**Problem to solve**
Copy all lines below containing "that".

:: Information provided

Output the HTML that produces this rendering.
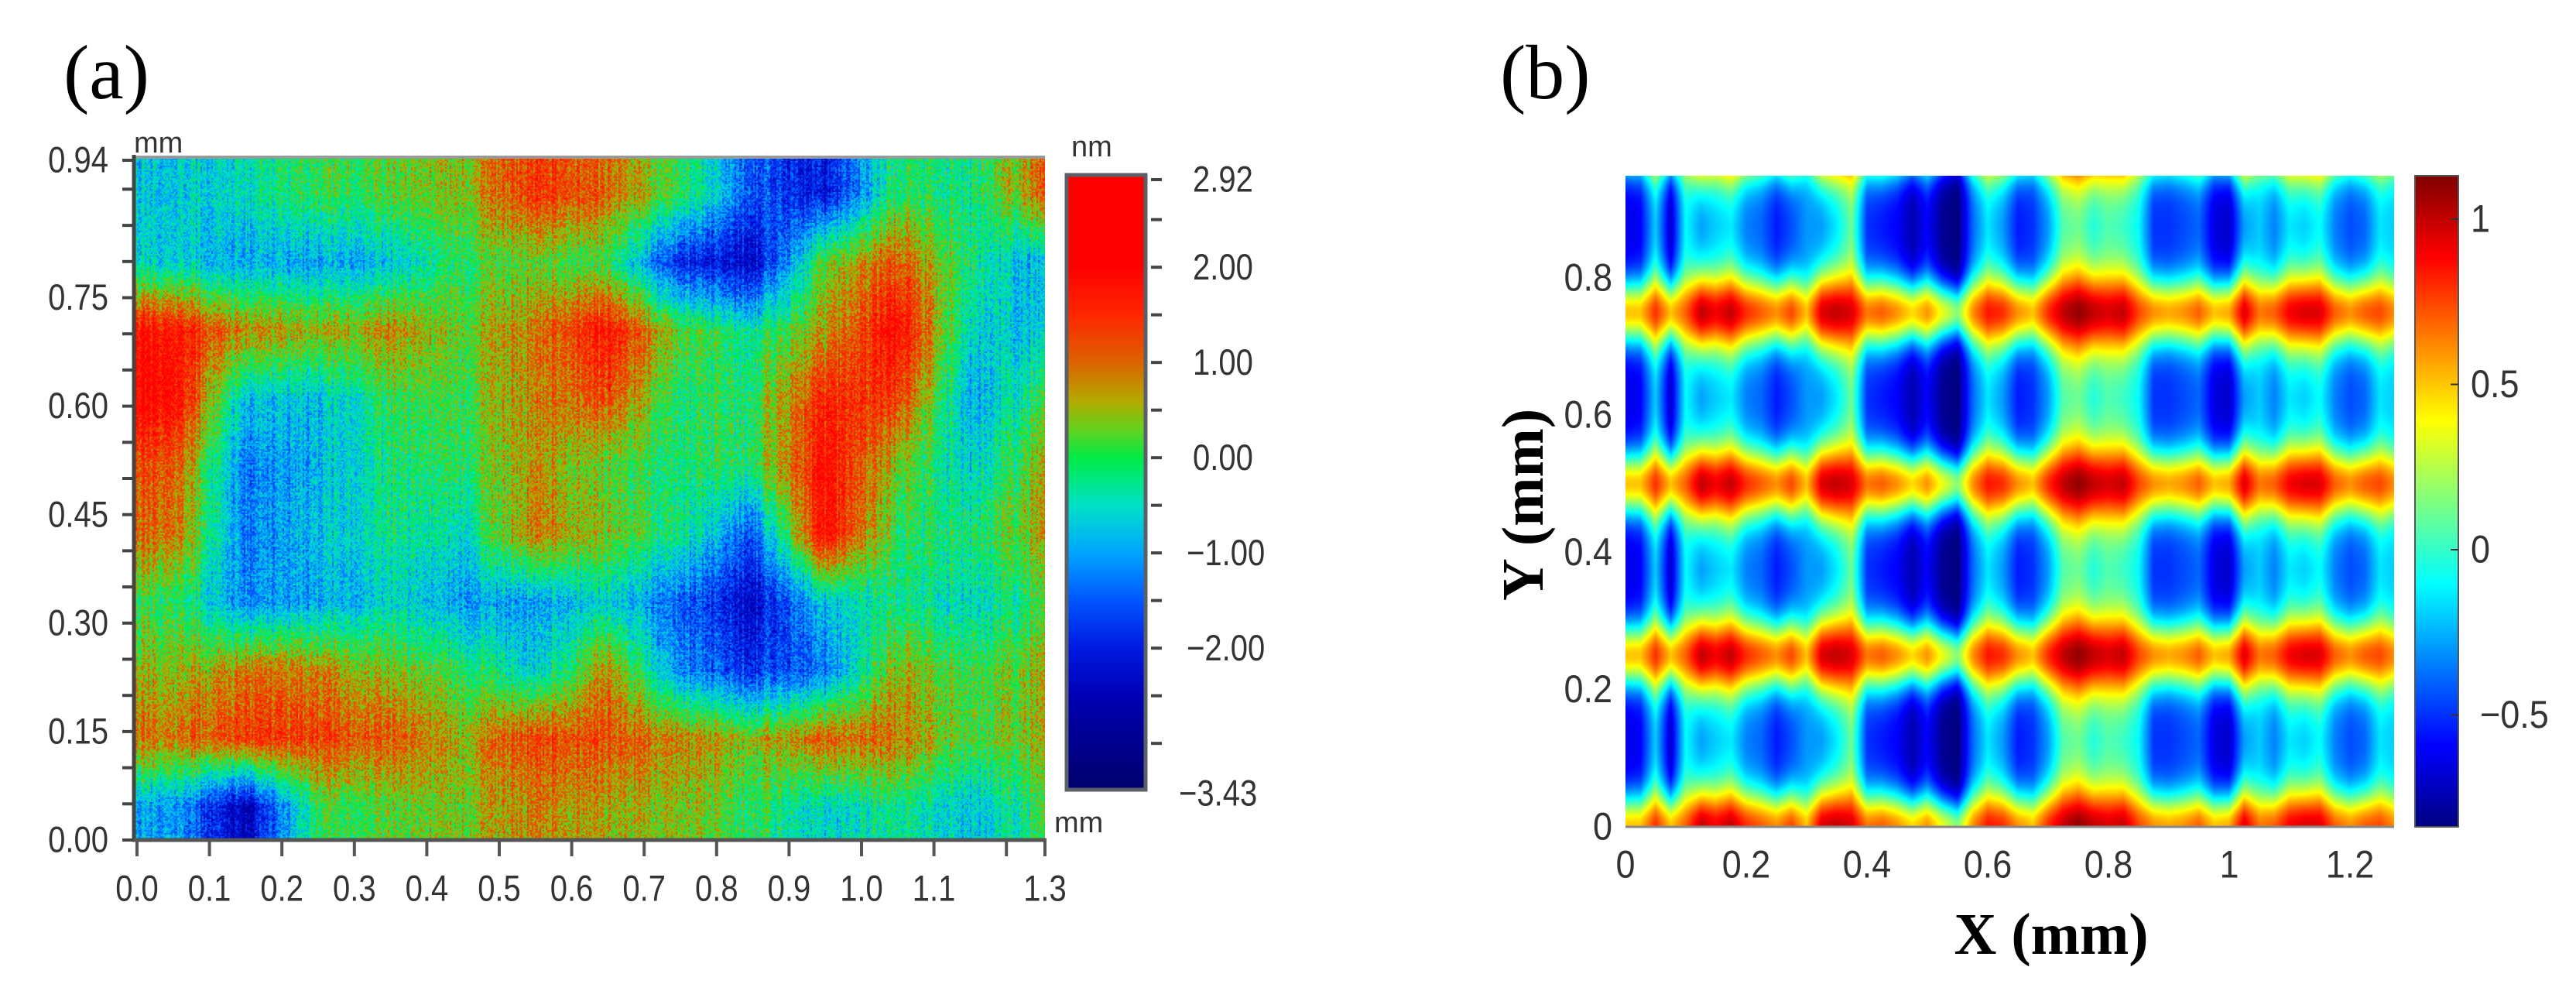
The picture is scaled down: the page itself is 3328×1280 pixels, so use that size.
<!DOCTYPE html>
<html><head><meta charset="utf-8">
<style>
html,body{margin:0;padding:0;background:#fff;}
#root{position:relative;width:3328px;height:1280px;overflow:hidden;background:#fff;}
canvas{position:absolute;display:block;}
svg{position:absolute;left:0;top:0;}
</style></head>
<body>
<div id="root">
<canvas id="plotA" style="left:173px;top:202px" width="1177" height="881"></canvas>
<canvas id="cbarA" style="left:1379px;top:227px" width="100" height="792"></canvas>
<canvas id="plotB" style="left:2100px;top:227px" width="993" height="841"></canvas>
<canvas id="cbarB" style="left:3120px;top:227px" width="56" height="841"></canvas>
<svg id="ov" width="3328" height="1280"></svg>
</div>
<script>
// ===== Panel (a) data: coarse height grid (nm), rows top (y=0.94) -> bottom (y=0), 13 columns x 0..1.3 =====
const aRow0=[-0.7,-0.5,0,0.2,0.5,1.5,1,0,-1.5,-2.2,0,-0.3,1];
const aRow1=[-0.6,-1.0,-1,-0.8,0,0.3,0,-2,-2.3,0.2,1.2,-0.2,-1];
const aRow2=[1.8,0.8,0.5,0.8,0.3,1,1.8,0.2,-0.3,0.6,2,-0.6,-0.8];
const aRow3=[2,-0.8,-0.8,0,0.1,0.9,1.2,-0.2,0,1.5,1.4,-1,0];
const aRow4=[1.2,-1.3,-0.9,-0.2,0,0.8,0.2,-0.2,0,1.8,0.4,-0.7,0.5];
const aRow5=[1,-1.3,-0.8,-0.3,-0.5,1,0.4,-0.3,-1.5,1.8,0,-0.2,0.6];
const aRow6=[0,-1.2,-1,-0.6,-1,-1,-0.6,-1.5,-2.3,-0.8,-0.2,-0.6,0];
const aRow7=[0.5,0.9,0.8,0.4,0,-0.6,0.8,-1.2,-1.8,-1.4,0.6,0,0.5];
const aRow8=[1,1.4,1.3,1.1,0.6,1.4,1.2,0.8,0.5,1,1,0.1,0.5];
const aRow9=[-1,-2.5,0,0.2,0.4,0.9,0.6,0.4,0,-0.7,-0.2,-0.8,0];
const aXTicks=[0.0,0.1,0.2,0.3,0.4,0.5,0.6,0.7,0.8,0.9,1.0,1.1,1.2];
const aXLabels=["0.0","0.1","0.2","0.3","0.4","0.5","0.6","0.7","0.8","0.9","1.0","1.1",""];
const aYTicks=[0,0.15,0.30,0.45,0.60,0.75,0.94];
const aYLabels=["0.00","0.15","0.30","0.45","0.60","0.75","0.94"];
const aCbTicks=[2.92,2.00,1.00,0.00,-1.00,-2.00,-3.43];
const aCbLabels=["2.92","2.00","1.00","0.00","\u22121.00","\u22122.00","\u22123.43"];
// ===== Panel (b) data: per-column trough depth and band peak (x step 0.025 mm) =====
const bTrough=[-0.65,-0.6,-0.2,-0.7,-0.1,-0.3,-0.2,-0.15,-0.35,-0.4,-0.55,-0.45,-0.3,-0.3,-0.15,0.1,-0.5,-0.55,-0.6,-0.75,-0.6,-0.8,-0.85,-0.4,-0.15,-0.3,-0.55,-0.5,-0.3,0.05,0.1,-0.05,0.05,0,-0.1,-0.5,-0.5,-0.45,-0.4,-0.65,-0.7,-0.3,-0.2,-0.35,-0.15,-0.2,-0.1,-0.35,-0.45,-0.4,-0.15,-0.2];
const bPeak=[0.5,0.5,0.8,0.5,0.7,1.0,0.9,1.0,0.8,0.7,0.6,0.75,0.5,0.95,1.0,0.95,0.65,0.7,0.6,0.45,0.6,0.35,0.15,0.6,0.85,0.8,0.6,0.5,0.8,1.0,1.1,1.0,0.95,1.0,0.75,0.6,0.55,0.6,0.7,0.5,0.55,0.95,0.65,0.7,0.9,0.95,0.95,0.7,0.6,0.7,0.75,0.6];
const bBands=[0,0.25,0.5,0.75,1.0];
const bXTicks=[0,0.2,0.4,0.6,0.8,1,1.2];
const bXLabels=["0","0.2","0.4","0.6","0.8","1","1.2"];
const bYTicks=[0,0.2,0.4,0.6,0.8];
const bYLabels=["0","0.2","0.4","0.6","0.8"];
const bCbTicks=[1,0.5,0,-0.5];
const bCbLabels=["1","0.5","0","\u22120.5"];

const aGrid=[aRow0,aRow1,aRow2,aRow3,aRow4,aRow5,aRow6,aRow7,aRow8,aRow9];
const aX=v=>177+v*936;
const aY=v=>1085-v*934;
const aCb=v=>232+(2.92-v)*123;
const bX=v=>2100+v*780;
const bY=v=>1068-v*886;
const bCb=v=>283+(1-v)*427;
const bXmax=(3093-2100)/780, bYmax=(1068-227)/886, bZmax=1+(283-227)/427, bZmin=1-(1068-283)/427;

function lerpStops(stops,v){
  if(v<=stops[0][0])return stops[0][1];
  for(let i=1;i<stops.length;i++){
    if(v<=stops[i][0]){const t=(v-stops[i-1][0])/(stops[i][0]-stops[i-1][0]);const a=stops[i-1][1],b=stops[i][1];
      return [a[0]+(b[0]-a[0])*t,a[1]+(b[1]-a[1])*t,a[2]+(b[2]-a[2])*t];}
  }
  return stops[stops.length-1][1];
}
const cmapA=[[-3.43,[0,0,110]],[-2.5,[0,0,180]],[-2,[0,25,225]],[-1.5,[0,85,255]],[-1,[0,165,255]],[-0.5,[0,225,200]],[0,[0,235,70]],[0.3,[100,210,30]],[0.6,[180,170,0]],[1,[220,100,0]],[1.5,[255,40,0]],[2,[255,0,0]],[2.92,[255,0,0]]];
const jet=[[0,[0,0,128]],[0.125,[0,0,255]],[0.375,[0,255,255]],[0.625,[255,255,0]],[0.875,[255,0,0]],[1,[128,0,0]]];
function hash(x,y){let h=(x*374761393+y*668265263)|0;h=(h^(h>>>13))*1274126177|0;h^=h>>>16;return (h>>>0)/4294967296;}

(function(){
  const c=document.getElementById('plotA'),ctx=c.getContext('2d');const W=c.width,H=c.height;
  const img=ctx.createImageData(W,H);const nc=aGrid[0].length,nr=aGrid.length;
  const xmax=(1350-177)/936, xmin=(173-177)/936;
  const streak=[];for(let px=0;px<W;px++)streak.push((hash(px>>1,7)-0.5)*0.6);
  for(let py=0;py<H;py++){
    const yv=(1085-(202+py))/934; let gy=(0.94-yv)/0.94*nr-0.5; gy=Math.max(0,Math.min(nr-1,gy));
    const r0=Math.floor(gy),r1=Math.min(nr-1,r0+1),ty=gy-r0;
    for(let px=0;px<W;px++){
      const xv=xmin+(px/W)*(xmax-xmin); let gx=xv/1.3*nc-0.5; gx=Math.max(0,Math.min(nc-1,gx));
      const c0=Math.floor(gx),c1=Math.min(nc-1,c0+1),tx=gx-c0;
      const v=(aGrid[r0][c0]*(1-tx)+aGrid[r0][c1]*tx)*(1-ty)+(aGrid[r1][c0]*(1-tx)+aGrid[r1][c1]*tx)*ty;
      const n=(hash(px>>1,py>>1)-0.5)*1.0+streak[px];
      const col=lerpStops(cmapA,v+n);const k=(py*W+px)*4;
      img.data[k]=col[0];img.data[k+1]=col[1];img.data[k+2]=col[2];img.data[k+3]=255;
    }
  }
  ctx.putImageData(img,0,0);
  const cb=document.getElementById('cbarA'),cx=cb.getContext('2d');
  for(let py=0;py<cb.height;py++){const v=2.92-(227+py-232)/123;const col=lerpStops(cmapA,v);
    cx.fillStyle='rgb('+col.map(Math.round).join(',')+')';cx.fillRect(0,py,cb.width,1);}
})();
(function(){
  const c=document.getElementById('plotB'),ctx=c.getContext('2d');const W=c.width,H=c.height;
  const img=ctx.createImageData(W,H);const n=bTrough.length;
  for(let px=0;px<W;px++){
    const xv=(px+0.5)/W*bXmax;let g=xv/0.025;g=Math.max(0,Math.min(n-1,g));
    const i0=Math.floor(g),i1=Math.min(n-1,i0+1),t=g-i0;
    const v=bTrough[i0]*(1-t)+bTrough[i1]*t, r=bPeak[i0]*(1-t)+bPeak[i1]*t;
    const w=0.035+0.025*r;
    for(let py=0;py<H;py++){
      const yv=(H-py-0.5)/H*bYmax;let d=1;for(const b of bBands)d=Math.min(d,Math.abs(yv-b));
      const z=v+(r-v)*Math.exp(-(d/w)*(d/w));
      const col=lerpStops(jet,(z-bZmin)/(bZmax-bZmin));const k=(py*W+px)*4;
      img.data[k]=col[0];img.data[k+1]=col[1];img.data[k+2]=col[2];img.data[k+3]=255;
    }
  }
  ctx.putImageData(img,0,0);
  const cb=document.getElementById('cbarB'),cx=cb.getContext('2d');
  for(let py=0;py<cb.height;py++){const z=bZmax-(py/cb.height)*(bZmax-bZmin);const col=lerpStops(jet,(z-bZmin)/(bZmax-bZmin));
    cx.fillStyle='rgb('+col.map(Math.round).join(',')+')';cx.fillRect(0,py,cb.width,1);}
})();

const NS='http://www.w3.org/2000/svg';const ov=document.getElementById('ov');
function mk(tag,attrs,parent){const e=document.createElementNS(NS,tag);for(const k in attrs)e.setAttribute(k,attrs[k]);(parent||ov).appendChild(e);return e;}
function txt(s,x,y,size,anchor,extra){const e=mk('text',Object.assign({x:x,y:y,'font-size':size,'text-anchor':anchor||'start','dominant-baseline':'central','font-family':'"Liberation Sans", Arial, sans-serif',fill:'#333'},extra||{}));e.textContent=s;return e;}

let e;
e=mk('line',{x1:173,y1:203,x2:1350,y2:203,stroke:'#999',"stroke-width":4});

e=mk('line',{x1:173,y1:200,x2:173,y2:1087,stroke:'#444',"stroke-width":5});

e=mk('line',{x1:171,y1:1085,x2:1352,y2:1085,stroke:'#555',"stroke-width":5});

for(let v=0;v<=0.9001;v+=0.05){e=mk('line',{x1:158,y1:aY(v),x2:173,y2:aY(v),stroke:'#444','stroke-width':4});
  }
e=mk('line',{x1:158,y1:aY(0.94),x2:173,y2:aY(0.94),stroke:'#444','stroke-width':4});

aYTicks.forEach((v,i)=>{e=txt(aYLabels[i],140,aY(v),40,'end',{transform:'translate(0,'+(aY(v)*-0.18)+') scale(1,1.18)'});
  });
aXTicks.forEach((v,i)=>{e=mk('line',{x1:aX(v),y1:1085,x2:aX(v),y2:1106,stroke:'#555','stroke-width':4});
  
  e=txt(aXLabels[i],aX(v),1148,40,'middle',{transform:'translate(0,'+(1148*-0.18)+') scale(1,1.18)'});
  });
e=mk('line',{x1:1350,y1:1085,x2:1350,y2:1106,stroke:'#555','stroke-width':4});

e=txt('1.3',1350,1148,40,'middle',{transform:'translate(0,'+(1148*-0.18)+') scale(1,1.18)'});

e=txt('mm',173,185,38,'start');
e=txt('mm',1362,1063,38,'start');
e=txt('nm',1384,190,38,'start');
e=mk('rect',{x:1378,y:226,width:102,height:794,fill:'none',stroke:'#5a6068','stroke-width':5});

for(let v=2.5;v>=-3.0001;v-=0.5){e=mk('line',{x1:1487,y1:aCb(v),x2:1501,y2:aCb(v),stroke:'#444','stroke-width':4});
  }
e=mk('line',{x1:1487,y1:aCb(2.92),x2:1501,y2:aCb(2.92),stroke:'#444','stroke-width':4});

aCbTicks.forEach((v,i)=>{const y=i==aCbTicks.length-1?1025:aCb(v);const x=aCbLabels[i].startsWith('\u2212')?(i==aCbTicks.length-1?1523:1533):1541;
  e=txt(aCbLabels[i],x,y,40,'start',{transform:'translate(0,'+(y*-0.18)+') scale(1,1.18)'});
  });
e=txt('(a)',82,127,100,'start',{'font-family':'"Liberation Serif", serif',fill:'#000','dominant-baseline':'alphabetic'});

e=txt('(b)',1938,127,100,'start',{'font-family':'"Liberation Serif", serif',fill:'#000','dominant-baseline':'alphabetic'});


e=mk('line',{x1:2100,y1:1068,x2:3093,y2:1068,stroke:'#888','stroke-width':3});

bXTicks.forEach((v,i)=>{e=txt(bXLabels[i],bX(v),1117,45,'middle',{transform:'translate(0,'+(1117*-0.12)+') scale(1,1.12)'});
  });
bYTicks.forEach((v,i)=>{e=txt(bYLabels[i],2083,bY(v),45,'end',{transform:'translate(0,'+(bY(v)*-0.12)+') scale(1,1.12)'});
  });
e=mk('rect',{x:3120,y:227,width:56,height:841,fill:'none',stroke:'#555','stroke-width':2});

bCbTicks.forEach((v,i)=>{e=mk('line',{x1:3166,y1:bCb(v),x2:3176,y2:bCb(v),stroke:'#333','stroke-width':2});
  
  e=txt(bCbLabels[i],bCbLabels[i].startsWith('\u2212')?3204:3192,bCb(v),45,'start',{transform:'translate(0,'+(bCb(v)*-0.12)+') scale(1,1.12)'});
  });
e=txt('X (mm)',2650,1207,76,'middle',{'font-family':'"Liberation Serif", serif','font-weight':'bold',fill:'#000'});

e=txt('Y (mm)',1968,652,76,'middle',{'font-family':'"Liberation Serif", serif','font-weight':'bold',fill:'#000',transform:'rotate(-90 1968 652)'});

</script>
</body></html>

::::

**The answer**
Output the HTML that produces this rendering.
The picture is scaled down: the page itself is 3328×1280 pixels, so use that size.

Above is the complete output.